Le novità sul golden power sono nel Decreto Liquidità, pubblicato in Gazzetta Ufficiale l’8 aprile scorso, dove agli articoli 15, 16 e 17 («Disposizioni urgenti in materia di esercizio di poteri speciali nei settori di rilevanza strategica») si definisce il nuovo raggio d’azione, richiamandosi al Regolamento Ue 2019/452. Ora lo scudo che già proteggeva quotate come Enel, Eni, Leonardo e Tim è esteso a nuovi settori: finanza e assicurazioni, innanzitutto. Qui, però, d’intesa con le autorità di settore, lascia intendere l’articolo 15: «Nel settore finanziario, creditizio e assicurativo le misure si applicano nella misura in cui la tutela degli interessi dello Stato non sia adeguatamente garantita da una specifica regolamentazione di settore». Poi sanità, acqua, biotecnologie, tecnologie sensibili come la robotica, i semiconduttori, la cybersicurezza, la sicurezza alimentare, i media.
Tutto o quasi, insomma. Un passo lungo dal 2012 quando, governo Monti, il golden power fu introdotto per proteggere dalle scalate ostili pochi settori: difesa e sicurezza, energia, trasporti, telecomunicazioni. Nel 2017 fu esteso a comparti ad alta intensità tecnologica come la sicurezza in Rete. Ora il nuovo allargamento si accompagna all’abbassamento della soglia oltre la quale l’acquirente deve comunicare l’acquisizione, che può scendere per decisione della Consob al 5% per includere le società a capitale diffuso. Finora il golden power è stato esercitato per perimetrare poche operazioni, autorizzate dal governo, ma a certe condizioni e con funzione deterrente: l’ingresso di Vivendi in Tim, General Electric in Avio, Mubadala in Piaggio Aerospace. Il veto è scattato nel 2017 su Next (informatica): il governo Gentiloni ne bocciò la vendita alla francese Altran. Sarà usato con più frequenza, ora? Forse, di certo non è un fenomeno soltanto italiano.
Noi e gli altri
La maggiore difesa delle frontiere industriali per il coronavirus è scattata nei giorni scorsi anche in Spagna, Francia e Germania che hanno misure simili all’Italia. Madrid può intervenire sulle acquisizioni sopra il 10%, Parigi ha ampliato il raggio d’azione e Berlino ha blindato telecomunicazioni, infrastrutture e utility. Polonia, Austria e Finlandia valutano se muoversi sulla stessa linea. Ma basta guardare agli attori di ogni settore per capire il freno dimensionale in Italia.
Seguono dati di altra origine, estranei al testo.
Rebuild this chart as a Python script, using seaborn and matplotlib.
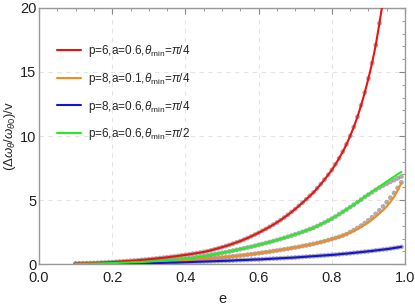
import numpy as np
import pandas as pd
import matplotlib
matplotlib.use("Agg")
import matplotlib.pyplot as plt
from matplotlib.ticker import MultipleLocator
import seaborn as sns

# eccentricity grid (step 0.01) shared by all curves
e_vals = [round(0.10 + 0.01 * i, 2) for i in range(90)]

# values
red_vals = [0.04, 0.05, 0.06, 0.07, 0.08, 0.09, 0.10, 0.12, 0.13, 0.15,
            0.16, 0.18, 0.20, 0.22, 0.24, 0.26, 0.28, 0.30, 0.33, 0.35,
            0.38, 0.41, 0.44, 0.47, 0.50, 0.53, 0.57, 0.60, 0.64, 0.68,
            0.72, 0.76, 0.81, 0.85, 0.90, 0.95, 1.01, 1.08, 1.16, 1.24,
            1.32, 1.41, 1.50, 1.60, 1.70, 1.80, 1.92, 2.04, 2.17, 2.31,
            2.45, 2.60, 2.75, 2.91, 3.08, 3.25, 3.44, 3.64, 3.85, 4.07,
            4.30, 4.55, 4.80, 5.06, 5.33, 5.60, 5.92, 6.25, 6.60, 6.97,
            7.35, 7.80, 8.27, 8.78, 9.35, 10.0, 10.7, 11.5, 12.4, 13.4,
            14.5, 15.7, 17.1, 18.8, 20.6, 22.6]
orange_vals = [0.01, 0.01, 0.02, 0.02, 0.03, 0.03, 0.04, 0.04, 0.05, 0.05,
               0.06, 0.07, 0.08, 0.08, 0.09, 0.10, 0.11, 0.12, 0.13, 0.14,
               0.15, 0.16, 0.18, 0.19, 0.21, 0.22, 0.24, 0.26, 0.28, 0.30,
               0.32, 0.34, 0.35, 0.37, 0.39, 0.41, 0.43, 0.45, 0.47, 0.50,
               0.52, 0.55, 0.58, 0.61, 0.64, 0.67, 0.70, 0.74, 0.77, 0.81,
               0.85, 0.89, 0.93, 0.97, 1.02, 1.06, 1.11, 1.15, 1.20, 1.25,
               1.30, 1.35, 1.41, 1.46, 1.52, 1.58, 1.65, 1.72, 1.79, 1.87,
               1.95, 2.04, 2.13, 2.23, 2.34, 2.45, 2.59, 2.74, 2.90, 3.07,
               3.25, 3.47, 3.70, 3.95, 4.21, 4.50, 4.85, 5.25, 5.75, 6.35]
blue_vals = [0.00, 0.01, 0.01, 0.01, 0.01, 0.02, 0.02, 0.02, 0.02, 0.03,
             0.03, 0.03, 0.04, 0.04, 0.05, 0.05, 0.05, 0.06, 0.06, 0.07,
             0.07, 0.08, 0.09, 0.09, 0.10, 0.11, 0.12, 0.12, 0.13, 0.14,
             0.15, 0.16, 0.17, 0.18, 0.19, 0.20, 0.21, 0.22, 0.23, 0.24,
             0.25, 0.26, 0.27, 0.28, 0.30, 0.31, 0.32, 0.33, 0.35, 0.36,
             0.37, 0.38, 0.40, 0.41, 0.43, 0.44, 0.46, 0.47, 0.49, 0.50,
             0.52, 0.54, 0.56, 0.58, 0.60, 0.62, 0.64, 0.66, 0.68, 0.70,
             0.72, 0.74, 0.77, 0.80, 0.82, 0.85, 0.88, 0.91, 0.94, 0.97,
             1.00, 1.03, 1.07, 1.10, 1.14, 1.17, 1.21, 1.26, 1.30, 1.35]
green_vals = [0.02, 0.02, 0.03, 0.03, 0.04, 0.04, 0.05, 0.05, 0.06, 0.07,
              0.08, 0.09, 0.10, 0.11, 0.12, 0.13, 0.14, 0.15, 0.17, 0.18,
              0.20, 0.22, 0.23, 0.25, 0.27, 0.29, 0.31, 0.34, 0.36, 0.39,
              0.42, 0.45, 0.49, 0.53, 0.57, 0.62, 0.67, 0.72, 0.77, 0.82,
              0.88, 0.93, 0.99, 1.05, 1.11, 1.17, 1.23, 1.30, 1.36, 1.43,
              1.50, 1.57, 1.65, 1.72, 1.80, 1.88, 1.96, 2.05, 2.14, 2.23,
              2.32, 2.42, 2.52, 2.62, 2.73, 2.84, 2.97, 3.11, 3.25, 3.40,
              3.55, 3.72, 3.90, 4.08, 4.26, 4.45, 4.64, 4.84, 5.04, 5.25,
              5.45, 5.65, 5.85, 6.05, 6.25, 6.45, 6.64, 6.83, 7.02, 7.20]

# numerical points (gray dots) differ from the curves only near e -> 1
orange_dots_tail = [2.50, 2.65, 2.82, 3.00, 3.20, 3.42, 3.66, 3.92, 4.20, 4.50,
                    4.83, 5.18, 5.55, 5.95, 6.38]          # e = 0.85 .. 0.99
green_dots_tail = [5.43, 5.61, 5.79, 5.96, 6.12, 6.27, 6.42, 6.56, 6.70, 6.84]  # e = 0.90 .. 0.99

labels = [r"p=6,a=0.6,$\theta_{\rm min}$=$\pi$/4",
          r"p=8,a=0.1,$\theta_{\rm min}$=$\pi$/4",
          r"p=8,a=0.6,$\theta_{\rm min}$=$\pi$/4",
          r"p=6,a=0.6,$\theta_{\rm min}$=$\pi$/2"]
colors = ["#ee1111", "#f58a1f", "#1414d6", "#22ee22"]

curves = [red_vals, orange_vals, blue_vals, green_vals]
dots = [red_vals,
        orange_vals[:75] + orange_dots_tail,
        blue_vals,
        green_vals[:80] + green_dots_tail]

line_df = pd.concat([pd.DataFrame({"e": e_vals[:len(v)], "y": v, "case": lab})
                     for v, lab in zip(curves, labels)], ignore_index=True)
dot_df = pd.concat([pd.DataFrame({"e": e_vals[:len(v)], "y": v, "case": lab})
                    for v, lab in zip(dots, labels)], ignore_index=True)

sns.set_style("white")
plt.rcParams["font.family"] = ["Liberation Sans", "DejaVu Sans"]
plt.rcParams["mathtext.fontset"] = "custom"
plt.rcParams["mathtext.rm"] = "Liberation Sans"
plt.rcParams["mathtext.it"] = "Liberation Sans:italic"

fig = plt.figure(figsize=(4.15, 3.05), dpi=100)
ax = fig.add_axes([0.094, 0.134, 0.882, 0.840])

# gray numerical points sit under the coloured curves
sns.scatterplot(data=dot_df, x="e", y="y", color="#8a8a8a", alpha=0.7,
                s=12, edgecolor="none", legend=False, ax=ax, zorder=2)
sns.lineplot(data=line_df, x="e", y="y", hue="case", palette=colors,
             linewidth=1.5, ax=ax, zorder=3)

ax.set_xlim(0, 1.0)
ax.set_ylim(0, 20)
ax.xaxis.set_major_locator(MultipleLocator(0.2))
ax.xaxis.set_minor_locator(MultipleLocator(0.05))
ax.yaxis.set_major_locator(MultipleLocator(5))
ax.yaxis.set_minor_locator(MultipleLocator(1))
ax.set_xticks([0, 0.2, 0.4, 0.6, 0.8, 1.0])
ax.set_xticklabels(["0.0", "0.2", "0.4", "0.6", "0.8", "1.0"])
ax.tick_params(which="both", direction="in", top=True, right=True,
               color="#888888", labelsize=10.5, labelcolor="#222222")
ax.tick_params(axis="x", pad=5)
ax.tick_params(axis="y", pad=2)
ax.tick_params(which="major", length=4, width=0.8)
ax.tick_params(which="minor", length=2.2, width=0.6)
for sp in ax.spines.values():
    sp.set_color("#999999")
    sp.set_linewidth(1.0)
ax.grid(True, which="major", linestyle=(0, (4, 4)), color="#e4e4e4", linewidth=0.8)

ax.set_xlabel("e", fontsize=10.5, labelpad=5)
ax.set_ylabel(r"$(\Delta\omega_\theta/\omega_{\theta0})/{\rm v}$", fontsize=9.5)
ax.yaxis.set_label_coords(-0.058, 0.5)

leg = ax.legend(loc="upper left", bbox_to_anchor=(0.02, 0.905), frameon=False,
                fontsize=8.5, handlelength=2.0, labelspacing=1.0, handletextpad=0.6)
for h in leg.get_lines():
    h.set_linewidth(1.5)

fig.savefig("out.png", dpi=100)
Nel turismo, che incide per il 3,7% sul Pil, tolta per omogeneità Autogrill (in tabella per il criterio dei codici Ateco), l’impresa più grande è Alpitour con 1,6 miliardi di ricavi e 3.800 dipendenti, seguono Uvet, Starhotels e Una che insieme non arrivano al miliardo. «In Spagna e Francia i competitor sono dieci volte tanto, per non parlare degli Usa», nota Latorre. Nella grande distribuzione, dove domina Esselunga, le imprese sono tutte domestiche e la moda «non è riuscita a costruire un campione nazionale». C’è una sola vera eccezione, è nell’alimentare: la Ferrero, modello universale per espansione all’estero e solidità. Ma chissà se avrà mai bisogno del golden power.